Pauvres cochons!
Les humains savent exalter leurs fonctions naturelles afin de refouler leur trivialité.
Il leur faut manger pour vivre, alors ils ont développé des cuisines raffinées, des vaisselles d'apparat et des chefs étoilés. Il leur faut boire pour ne pas mourir, alors ils ont fermenté le jus des fruits et surtout du raisin, au point que désormais certaines bouteilles coûtent des milliers de francs. Il leur faut se protéger du froid, alors ils ont développé la couture au point d'en faire un art. En somme, ils ont tout compliqué dans le seul but d'ajouter le beau au bon, et d'accroître ainsi leur plaisir. Cela s'appelle la civilisation.
Qu’en est-il de la reproduction, puisque c’est là notre sujet?
Dans la nature, les mâles affichent leur force ou déploient leurs couleurs éclatantes au moment des parades nuptiales alors que, chez les humains, ce sont plutôt les femmes qui se parent pour plaire. Coquines ou pudiques, elles ont longtemps caché les parties de leur corps susceptibles d'éveiller une concupiscence trop directe. Jusqu'au XXe siècle, le ventre et les jambes étaient soigneusement dissimulés, l'un parce qu'il descendait vers les zones interdites tandis que les autres y montaient vertigineusement.
Les hommes, eux, avaient d'autres moyens pour assouvir leur libido. Les rustres qui voulaient seulement s'accoupler imposaient leur supériorité musculaire (viol) ou leur pouvoir (droit de cuissage, voire de vie ou de mort), ce qui revient au même. Les autres, le plus grand nombre, usaient de la parole, tendre, drôle ou convaincante. L'invention de l'amour courtois au Moyen Age devrait à lui seul réhabiliter cette époque que l'on prétend arriérée. L'expression «faire la cour» réfère clairement à la conversation plutôt qu'au geste déplacé. Quant à la galanterie, elle permettait de manifester envers les femmes un respect et une déférence qui, en toute logique, devaient perdurer aux moments des ébats.
Tout cela est totalement désuet aujourd’hui, voire proscrit.
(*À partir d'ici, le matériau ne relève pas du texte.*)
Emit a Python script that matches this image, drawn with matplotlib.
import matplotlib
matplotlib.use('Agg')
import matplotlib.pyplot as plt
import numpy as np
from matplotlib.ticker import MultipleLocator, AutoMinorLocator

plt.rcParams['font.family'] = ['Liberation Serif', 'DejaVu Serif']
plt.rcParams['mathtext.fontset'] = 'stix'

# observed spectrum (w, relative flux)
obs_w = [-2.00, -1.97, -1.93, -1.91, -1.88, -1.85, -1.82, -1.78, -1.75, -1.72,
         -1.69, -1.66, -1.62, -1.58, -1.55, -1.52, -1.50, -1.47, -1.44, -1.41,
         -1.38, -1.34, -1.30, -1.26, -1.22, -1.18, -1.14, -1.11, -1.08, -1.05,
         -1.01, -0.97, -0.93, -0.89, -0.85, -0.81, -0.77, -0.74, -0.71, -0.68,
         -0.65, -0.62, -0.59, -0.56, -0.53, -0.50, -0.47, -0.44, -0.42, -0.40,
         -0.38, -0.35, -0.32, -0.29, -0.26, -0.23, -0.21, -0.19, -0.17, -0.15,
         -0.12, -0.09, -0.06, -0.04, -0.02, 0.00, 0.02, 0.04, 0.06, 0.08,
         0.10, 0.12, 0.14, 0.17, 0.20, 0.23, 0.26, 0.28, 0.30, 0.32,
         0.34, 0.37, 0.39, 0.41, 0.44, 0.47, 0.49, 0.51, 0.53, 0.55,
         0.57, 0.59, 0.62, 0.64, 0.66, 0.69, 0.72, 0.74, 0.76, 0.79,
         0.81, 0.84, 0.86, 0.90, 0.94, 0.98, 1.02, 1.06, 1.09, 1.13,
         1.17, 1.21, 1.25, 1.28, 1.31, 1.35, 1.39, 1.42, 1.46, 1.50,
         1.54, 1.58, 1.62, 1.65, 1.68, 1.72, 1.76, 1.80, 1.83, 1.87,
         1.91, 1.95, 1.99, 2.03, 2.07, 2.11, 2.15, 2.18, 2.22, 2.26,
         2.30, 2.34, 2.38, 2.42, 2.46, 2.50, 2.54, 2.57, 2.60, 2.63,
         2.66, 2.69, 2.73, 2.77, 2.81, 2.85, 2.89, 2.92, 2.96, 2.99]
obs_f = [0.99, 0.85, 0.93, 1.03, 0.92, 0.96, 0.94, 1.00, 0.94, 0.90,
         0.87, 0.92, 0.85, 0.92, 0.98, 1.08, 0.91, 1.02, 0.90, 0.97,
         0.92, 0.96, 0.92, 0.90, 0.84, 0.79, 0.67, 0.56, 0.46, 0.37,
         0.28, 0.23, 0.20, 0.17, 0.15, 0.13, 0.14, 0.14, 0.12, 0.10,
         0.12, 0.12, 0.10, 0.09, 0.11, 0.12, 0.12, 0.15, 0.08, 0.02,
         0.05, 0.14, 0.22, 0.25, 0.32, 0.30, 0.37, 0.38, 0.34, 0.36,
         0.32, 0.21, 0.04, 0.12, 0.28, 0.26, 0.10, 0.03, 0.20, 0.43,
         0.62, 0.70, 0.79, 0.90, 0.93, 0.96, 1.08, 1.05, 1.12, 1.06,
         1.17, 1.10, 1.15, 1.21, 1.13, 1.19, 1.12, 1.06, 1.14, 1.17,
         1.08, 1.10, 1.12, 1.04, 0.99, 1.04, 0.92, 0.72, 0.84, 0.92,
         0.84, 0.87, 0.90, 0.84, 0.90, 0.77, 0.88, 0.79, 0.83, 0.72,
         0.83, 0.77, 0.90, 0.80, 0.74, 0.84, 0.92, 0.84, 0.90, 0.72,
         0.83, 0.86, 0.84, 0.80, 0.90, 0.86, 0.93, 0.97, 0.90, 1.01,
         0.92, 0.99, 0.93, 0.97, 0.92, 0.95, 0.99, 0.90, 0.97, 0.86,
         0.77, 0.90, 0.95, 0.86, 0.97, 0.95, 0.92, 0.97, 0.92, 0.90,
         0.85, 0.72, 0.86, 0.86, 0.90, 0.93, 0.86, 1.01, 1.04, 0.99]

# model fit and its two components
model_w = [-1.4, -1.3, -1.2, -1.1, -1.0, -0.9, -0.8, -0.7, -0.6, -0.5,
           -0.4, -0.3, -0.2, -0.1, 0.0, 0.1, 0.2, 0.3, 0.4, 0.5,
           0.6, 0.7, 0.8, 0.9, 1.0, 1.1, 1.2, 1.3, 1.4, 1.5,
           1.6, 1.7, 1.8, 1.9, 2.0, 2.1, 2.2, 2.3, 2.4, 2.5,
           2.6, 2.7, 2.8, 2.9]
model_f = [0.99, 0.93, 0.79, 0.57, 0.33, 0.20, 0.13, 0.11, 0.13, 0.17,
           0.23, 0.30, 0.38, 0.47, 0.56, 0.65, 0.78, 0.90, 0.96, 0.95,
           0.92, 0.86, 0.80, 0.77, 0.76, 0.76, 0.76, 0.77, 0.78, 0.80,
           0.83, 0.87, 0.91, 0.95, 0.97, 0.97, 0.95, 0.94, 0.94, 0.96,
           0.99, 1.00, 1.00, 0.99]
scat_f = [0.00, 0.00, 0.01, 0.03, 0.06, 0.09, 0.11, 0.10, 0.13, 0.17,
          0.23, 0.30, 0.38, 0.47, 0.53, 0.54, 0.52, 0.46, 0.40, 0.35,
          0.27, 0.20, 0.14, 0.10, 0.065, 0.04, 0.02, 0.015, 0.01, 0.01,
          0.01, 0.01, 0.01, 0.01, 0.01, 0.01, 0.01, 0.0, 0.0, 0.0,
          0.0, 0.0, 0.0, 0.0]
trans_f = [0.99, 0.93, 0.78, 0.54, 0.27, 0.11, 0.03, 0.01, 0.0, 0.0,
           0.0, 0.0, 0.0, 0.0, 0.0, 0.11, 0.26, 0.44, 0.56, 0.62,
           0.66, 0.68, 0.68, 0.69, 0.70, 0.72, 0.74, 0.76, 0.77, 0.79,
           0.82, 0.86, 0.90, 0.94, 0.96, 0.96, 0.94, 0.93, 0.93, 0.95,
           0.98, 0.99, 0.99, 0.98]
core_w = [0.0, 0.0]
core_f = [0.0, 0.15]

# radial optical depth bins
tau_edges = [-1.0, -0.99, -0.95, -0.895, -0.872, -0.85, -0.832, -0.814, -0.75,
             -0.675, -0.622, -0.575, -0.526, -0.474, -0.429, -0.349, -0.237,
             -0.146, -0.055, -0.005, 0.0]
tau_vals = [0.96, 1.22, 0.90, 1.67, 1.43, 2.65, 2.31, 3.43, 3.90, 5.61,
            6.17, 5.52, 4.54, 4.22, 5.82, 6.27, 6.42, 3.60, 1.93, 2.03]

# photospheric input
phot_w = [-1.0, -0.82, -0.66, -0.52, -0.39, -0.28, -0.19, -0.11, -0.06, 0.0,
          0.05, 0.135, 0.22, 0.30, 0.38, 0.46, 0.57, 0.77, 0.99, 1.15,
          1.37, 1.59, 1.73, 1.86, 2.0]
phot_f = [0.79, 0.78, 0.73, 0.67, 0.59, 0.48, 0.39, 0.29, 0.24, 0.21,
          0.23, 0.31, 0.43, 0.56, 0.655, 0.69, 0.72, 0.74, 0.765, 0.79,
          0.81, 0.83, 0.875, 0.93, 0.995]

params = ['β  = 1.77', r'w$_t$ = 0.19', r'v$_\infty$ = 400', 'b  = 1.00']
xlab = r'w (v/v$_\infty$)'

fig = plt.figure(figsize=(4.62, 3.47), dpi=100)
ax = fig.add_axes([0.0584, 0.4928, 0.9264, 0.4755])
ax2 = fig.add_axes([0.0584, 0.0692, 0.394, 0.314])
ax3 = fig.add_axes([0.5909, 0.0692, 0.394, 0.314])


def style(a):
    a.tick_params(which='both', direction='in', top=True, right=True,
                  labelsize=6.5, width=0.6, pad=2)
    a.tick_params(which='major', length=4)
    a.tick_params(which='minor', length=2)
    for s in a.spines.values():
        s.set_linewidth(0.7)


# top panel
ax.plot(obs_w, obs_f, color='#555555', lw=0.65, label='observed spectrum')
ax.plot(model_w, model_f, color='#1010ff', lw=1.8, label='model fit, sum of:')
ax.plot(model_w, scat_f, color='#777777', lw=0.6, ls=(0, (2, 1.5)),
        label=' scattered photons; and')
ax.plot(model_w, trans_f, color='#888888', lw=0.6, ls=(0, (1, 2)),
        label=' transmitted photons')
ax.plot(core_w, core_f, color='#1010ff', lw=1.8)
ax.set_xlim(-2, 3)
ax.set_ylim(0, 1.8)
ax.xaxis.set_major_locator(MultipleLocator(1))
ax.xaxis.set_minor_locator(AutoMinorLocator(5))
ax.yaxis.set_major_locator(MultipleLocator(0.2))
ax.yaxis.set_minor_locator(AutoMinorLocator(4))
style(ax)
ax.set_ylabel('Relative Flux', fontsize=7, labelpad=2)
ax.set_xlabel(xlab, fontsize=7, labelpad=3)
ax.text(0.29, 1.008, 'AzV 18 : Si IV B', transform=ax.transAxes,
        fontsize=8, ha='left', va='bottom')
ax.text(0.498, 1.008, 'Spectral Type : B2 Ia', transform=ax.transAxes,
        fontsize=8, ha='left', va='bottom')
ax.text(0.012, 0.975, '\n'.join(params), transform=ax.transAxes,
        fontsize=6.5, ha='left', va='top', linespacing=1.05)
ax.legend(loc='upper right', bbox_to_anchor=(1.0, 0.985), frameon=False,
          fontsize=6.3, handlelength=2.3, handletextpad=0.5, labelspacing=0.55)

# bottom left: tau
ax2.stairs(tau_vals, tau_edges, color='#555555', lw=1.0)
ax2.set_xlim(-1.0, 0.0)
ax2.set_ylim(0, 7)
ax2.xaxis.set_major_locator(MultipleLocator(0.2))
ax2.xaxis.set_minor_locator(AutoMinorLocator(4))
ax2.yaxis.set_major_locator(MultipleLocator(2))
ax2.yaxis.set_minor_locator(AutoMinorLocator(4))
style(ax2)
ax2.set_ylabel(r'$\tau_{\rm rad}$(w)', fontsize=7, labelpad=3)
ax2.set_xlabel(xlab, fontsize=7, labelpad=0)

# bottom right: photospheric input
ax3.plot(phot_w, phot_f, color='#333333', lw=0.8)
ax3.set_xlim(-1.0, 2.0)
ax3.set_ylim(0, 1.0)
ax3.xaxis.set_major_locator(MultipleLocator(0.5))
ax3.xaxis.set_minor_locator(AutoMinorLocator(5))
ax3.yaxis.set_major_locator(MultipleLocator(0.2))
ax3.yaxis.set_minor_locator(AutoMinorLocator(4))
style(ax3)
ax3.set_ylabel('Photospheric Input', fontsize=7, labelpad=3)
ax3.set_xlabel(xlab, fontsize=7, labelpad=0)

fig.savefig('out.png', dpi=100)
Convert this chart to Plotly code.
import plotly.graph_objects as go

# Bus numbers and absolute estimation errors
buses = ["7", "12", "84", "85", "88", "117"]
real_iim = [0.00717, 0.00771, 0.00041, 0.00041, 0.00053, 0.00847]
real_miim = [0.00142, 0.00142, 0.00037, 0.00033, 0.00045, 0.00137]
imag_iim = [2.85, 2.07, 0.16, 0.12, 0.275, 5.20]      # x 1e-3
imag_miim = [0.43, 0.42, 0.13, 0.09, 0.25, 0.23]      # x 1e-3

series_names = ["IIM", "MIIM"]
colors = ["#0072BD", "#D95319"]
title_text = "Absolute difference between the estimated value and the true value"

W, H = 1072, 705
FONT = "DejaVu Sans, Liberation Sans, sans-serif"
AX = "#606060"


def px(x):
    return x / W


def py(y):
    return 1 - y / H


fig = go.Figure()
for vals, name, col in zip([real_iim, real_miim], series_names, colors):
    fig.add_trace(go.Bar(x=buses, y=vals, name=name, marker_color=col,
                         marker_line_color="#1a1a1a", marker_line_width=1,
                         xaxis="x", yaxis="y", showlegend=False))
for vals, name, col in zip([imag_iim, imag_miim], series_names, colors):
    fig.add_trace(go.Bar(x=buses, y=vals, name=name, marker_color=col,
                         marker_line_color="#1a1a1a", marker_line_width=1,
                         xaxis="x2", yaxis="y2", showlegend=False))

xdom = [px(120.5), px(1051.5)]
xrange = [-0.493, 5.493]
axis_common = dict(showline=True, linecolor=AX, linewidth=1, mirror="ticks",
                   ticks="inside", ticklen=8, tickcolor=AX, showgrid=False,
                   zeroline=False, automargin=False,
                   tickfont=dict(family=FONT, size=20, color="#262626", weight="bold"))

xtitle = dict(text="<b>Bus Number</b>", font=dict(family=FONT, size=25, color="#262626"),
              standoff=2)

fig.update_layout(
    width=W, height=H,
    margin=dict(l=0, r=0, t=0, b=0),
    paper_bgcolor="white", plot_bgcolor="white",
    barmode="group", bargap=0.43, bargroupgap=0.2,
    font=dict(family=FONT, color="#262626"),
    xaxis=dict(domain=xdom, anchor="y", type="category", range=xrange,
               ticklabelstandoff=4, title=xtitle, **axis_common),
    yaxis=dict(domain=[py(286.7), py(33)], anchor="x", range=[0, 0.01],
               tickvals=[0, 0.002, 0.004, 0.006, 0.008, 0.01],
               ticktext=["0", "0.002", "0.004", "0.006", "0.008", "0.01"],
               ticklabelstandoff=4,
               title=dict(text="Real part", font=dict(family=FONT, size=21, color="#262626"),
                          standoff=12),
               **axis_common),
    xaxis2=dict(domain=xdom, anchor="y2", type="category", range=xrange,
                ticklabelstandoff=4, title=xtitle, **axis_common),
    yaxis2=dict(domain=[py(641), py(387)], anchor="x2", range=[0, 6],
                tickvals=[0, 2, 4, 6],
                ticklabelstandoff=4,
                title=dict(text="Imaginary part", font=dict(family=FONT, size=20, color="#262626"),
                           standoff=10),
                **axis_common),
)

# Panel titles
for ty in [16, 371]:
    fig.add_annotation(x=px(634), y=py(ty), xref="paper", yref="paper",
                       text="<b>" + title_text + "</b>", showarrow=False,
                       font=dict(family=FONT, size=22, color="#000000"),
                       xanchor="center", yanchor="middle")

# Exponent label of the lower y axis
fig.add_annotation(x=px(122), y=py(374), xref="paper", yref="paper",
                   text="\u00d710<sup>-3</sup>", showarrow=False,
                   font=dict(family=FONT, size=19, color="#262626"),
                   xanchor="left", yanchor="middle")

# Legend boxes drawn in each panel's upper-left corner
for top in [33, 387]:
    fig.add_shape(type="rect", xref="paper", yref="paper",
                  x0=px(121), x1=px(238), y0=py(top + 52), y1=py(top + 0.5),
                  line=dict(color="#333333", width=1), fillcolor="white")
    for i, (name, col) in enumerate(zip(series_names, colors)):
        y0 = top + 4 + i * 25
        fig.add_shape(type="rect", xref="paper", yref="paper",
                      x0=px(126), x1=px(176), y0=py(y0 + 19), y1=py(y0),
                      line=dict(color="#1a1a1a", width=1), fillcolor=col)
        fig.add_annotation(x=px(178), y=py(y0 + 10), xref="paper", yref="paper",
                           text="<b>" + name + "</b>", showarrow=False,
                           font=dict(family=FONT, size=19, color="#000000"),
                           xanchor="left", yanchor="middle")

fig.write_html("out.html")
L'amour courtois ne signifie plus rien et la galanterie est jugée sexiste. Dans le même temps que le féminisme privait les hommes de leurs outils civilisés, et comme pour compenser la léthargie qui s'ensuivait, nos jeunes femmes ont successivement mis à nu leurs jambes, puis leurs cuisses, puis leur ventre… Désormais, les fesses sont également de sortie, avec les strings et les shorts ultracourts qui font fureur actuellement, été comme hiver. Faute de pouvoir aller plus loin, c'est un retour en arrière qui nous guette, en espérant éviter la burqa!chroniqie_print
Dans ce contexte, les hommes se sont trouvés bien empruntés pour parvenir à leurs fins/ faims. De peur d'être taxés de macho au moindre clin d'oeil, de goujat au moindre compliment, de harceleur au moindre geste, la parole leur a été ôtée et les voilà paralysés. La pauvreté du vocabulaire actuel viendrait-elle de cela que le pouvoir du verbe, autrefois indispensable pour valoriser le mâle et montrer sa supériorité entre tous, n'a plus d'utilité fondamentale pour la survie de l'espèce? L'hypothèse est osée, mais est-elle fausse pour autant? Alors les jeunes parlent de «plan cul» et ils baisent!
Et Harvey Weinstein dans tout cela, me direzvous?
Il fait partie de ces rustres qui ont toujours existé, comme DSK ou Bill Clinton, ou Chirac dont les frasques n'avaient rien de très consenti. Forts de leur pouvoir, ils passent directement à l'acte sans perdre de temps en efforts de conviction. Pourquoi la plupart de ces hommes s'en sortent trop longtemps, ce fut abondamment expliqué dans les médias, et le silence des femmes victimes y participe, de même que celui de l'entourage social. En revanche, le hashtag # Balancetonporc est une initiative discriminante, pratiquant un amalgame honteux entre la majorité des hommes, aimants et sincères, et quelques dévoyés. En outre, la comparaison avec le porc est erronée puisque, élevage oblige, les truies sont désormais toutes fécondées par insémination artificielle. Voilà ce qui nous pend au nez, Mesdames, si nous ne savons pas raison garder en cessant nos exagérations!